The play, “Breaking the Silence,” was established under cooperation between the Document Center of Cambodia and the Amerita Art organization.
Director Annemarie Prins, of the Netherlands Featuring Artists of the Secondary School of Fine Arts, did research in several provinces in Cambodia about the sadness, horror and daily lives during the Khmer Rouge. Prins found that some regime victims and former perpetrators live as neighbors but do not talk to each other.
Youk Chhang, director of the Document Center of Cambodia, said the play would be performed mostly in the countryside, to help people understand there can be reconciliation and tolerance between victims and perpetrators.

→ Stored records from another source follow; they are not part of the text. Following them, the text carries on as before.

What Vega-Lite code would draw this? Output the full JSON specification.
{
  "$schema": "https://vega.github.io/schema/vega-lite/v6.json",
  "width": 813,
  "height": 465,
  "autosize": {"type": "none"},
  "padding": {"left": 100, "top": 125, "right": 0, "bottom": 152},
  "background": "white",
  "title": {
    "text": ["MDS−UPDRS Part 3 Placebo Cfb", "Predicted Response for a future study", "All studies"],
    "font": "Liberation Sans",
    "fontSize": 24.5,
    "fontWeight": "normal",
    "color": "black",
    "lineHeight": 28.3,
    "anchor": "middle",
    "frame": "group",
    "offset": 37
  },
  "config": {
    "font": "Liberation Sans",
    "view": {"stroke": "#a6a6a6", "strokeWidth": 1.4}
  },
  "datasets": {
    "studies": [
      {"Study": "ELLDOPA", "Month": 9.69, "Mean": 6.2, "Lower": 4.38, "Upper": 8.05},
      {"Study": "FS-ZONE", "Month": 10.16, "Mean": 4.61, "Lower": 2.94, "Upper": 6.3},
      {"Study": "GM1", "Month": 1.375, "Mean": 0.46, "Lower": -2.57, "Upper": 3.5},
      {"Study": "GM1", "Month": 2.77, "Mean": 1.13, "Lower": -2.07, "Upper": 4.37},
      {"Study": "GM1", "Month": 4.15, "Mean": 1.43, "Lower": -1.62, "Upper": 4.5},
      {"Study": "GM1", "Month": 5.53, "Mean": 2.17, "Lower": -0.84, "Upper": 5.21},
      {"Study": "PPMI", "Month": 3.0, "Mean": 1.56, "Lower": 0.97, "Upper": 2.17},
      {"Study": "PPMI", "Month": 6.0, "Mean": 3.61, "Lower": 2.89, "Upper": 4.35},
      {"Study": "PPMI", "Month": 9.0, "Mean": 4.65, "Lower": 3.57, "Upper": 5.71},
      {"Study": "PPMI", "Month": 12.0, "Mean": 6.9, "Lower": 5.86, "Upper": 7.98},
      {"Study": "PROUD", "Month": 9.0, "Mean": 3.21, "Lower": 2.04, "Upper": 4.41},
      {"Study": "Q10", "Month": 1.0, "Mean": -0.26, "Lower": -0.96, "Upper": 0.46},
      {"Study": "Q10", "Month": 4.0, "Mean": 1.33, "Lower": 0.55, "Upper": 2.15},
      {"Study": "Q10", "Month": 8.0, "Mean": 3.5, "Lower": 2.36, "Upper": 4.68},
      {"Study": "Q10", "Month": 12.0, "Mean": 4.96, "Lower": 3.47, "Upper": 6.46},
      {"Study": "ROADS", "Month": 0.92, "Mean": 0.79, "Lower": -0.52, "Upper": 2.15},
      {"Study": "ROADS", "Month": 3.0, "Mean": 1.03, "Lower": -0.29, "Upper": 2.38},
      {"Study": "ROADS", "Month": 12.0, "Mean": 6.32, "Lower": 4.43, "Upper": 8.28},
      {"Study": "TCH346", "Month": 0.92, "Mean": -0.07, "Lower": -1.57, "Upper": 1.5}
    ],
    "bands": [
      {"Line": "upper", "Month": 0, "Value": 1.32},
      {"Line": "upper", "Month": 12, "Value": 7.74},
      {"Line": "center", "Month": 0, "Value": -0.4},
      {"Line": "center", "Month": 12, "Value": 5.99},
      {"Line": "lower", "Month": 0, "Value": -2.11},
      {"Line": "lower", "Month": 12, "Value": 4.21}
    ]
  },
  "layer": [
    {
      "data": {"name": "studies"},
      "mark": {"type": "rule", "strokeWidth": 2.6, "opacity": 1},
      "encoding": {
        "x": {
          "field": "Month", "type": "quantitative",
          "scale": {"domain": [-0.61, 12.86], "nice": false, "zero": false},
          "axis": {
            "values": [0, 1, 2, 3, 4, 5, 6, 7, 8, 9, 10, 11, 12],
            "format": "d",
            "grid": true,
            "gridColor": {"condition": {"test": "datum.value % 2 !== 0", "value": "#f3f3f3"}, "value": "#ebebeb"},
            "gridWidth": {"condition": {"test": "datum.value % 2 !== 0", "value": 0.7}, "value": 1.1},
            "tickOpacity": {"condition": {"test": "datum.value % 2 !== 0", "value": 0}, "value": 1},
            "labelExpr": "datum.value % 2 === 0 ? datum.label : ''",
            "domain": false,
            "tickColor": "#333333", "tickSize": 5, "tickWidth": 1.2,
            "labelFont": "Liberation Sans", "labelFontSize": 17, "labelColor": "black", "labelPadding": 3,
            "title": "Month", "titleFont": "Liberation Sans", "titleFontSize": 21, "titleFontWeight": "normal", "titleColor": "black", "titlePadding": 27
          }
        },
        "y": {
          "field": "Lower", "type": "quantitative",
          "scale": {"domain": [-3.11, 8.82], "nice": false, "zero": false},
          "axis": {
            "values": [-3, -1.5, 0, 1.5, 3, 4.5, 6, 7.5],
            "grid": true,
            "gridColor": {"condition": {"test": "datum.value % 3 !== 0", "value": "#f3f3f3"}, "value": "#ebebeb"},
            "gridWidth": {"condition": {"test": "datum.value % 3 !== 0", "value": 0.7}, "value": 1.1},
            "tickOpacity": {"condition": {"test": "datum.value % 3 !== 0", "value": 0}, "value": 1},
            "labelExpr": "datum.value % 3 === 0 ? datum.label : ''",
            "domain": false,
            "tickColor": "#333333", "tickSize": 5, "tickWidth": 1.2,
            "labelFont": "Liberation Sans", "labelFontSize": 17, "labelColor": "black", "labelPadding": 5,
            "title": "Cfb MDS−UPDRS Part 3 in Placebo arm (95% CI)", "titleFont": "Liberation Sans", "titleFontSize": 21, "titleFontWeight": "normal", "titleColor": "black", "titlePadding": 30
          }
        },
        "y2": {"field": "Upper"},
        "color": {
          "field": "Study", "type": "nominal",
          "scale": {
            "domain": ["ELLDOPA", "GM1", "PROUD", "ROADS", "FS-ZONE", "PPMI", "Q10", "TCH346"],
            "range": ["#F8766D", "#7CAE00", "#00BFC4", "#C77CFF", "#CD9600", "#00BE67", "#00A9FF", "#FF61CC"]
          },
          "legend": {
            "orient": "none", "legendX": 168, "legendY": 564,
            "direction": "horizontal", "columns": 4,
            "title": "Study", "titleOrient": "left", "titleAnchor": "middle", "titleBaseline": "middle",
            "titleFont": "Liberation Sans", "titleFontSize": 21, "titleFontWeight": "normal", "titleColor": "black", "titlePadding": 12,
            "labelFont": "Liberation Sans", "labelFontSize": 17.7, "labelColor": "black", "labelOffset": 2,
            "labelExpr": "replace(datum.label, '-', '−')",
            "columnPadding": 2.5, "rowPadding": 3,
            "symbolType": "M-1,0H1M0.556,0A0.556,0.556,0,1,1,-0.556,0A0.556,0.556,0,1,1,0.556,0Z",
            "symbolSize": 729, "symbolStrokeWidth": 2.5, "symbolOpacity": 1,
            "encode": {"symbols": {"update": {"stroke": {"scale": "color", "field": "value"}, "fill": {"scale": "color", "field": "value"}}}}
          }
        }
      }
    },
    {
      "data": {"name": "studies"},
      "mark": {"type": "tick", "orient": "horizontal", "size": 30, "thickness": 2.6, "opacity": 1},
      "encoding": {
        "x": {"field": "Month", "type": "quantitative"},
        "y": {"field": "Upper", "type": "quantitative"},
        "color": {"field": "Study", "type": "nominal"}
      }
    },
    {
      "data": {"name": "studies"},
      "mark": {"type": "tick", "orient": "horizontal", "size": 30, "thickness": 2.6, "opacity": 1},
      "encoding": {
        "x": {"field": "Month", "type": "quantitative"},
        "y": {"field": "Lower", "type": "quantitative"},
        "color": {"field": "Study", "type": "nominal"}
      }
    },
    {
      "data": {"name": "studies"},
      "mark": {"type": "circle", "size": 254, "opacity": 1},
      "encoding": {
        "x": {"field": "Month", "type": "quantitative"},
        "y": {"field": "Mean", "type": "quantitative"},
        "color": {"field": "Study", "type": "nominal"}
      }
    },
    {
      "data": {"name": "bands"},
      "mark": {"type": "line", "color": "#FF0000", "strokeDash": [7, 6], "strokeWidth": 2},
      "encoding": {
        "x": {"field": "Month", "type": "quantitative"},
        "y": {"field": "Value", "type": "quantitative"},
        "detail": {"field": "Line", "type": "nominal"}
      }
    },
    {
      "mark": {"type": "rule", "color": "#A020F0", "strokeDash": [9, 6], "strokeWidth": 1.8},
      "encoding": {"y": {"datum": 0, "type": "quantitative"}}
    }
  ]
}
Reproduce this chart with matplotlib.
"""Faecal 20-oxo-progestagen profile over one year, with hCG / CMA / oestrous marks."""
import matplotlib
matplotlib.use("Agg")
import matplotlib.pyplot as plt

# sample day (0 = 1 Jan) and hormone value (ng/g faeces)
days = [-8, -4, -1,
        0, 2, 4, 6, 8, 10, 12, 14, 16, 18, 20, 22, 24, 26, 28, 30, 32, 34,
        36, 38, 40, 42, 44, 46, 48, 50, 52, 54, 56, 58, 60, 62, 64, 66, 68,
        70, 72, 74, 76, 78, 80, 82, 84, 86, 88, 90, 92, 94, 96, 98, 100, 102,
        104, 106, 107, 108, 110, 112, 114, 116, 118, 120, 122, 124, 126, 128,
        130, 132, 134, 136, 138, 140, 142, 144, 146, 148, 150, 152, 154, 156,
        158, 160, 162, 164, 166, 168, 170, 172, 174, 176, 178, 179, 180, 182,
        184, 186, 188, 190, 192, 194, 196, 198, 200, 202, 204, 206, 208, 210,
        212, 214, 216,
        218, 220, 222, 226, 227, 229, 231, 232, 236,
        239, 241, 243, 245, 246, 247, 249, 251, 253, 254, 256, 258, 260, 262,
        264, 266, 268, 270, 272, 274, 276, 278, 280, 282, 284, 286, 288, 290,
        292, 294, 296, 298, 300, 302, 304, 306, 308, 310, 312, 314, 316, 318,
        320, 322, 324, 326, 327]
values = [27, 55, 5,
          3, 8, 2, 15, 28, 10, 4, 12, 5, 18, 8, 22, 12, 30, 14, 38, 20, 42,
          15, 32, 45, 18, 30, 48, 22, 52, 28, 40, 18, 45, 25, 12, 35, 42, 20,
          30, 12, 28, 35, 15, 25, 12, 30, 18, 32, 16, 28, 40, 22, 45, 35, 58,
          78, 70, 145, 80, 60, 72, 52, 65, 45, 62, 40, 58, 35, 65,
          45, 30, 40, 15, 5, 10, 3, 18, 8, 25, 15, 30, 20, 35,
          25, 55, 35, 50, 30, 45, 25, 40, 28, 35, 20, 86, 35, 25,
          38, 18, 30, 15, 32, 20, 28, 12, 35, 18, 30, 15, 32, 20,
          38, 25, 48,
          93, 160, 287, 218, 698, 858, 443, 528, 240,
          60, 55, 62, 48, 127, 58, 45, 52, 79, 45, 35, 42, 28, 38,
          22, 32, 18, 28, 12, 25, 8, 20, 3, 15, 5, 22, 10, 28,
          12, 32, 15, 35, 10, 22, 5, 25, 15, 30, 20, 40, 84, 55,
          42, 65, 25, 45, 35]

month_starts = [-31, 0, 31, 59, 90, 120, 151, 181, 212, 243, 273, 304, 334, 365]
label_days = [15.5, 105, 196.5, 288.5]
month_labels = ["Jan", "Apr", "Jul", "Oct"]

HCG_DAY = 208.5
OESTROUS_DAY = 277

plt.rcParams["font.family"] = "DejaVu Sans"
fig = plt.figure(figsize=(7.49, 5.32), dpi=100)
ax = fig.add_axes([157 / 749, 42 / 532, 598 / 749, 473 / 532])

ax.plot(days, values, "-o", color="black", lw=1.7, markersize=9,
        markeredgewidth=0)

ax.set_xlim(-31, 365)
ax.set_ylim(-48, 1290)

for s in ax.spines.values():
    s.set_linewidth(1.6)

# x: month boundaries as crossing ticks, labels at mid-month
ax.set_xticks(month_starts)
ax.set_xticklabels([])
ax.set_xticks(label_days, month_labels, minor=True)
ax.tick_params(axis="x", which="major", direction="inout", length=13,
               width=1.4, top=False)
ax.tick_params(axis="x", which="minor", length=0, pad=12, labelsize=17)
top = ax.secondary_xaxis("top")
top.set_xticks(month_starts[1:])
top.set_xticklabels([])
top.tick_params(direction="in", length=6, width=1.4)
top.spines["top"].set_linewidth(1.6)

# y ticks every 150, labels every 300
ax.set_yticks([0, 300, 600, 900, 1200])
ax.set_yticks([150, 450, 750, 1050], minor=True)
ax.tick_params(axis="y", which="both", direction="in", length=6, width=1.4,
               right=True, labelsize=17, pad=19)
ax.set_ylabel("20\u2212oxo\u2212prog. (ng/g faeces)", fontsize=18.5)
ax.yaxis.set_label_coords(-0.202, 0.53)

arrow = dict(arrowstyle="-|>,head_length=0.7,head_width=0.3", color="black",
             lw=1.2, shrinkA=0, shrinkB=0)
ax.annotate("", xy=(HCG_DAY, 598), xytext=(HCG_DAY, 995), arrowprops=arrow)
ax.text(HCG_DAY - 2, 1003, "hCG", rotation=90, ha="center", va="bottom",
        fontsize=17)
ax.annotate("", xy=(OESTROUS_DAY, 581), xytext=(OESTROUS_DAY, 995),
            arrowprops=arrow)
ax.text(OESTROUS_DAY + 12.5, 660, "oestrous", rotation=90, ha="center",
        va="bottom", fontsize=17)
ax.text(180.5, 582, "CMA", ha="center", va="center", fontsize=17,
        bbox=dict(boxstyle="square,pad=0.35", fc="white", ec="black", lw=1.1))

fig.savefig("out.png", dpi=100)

“We aim to show ‘Breaking the Silence’ in some rural areas so that the people will be able to see and participate in the show,” he said. “There are about seven cases that we picked from real life during the Khmer Rouge regime, after research and study by the Documentation Center of Cambodia. We used these cases to produce a story to show the audience.”
The play will be performed in Kampong Cham, Kampot, Kandal and Takeo provinces, and is completely Khmer in character, including speaking, ideas, proverbs and songs, he said.
In 2007 the Document Centre of Cambodia put out a play “Searching for the Truth,” which earned strong support from Cambodians.
Ser Sayana, a Documentation Center staff member and an assistant for the play, said the performances were a part of the center’s outreach program.
“I think when people see it they will understand, because the show is really based on the daily lives of people during the Khmer Rouge,” she said.
“Some people who were members of Khmer Rouge, or whose relatives were Khmer Rouge members, are now living around or near Khmer Rouge victims, as neighbors,” she said. “Those former Khmer Rouge members are still hiding in their minds, without speaking out, to let somebody know, their inner sadness. So this show could allow them to speak out in a way to brings reconciliation and tolerance.”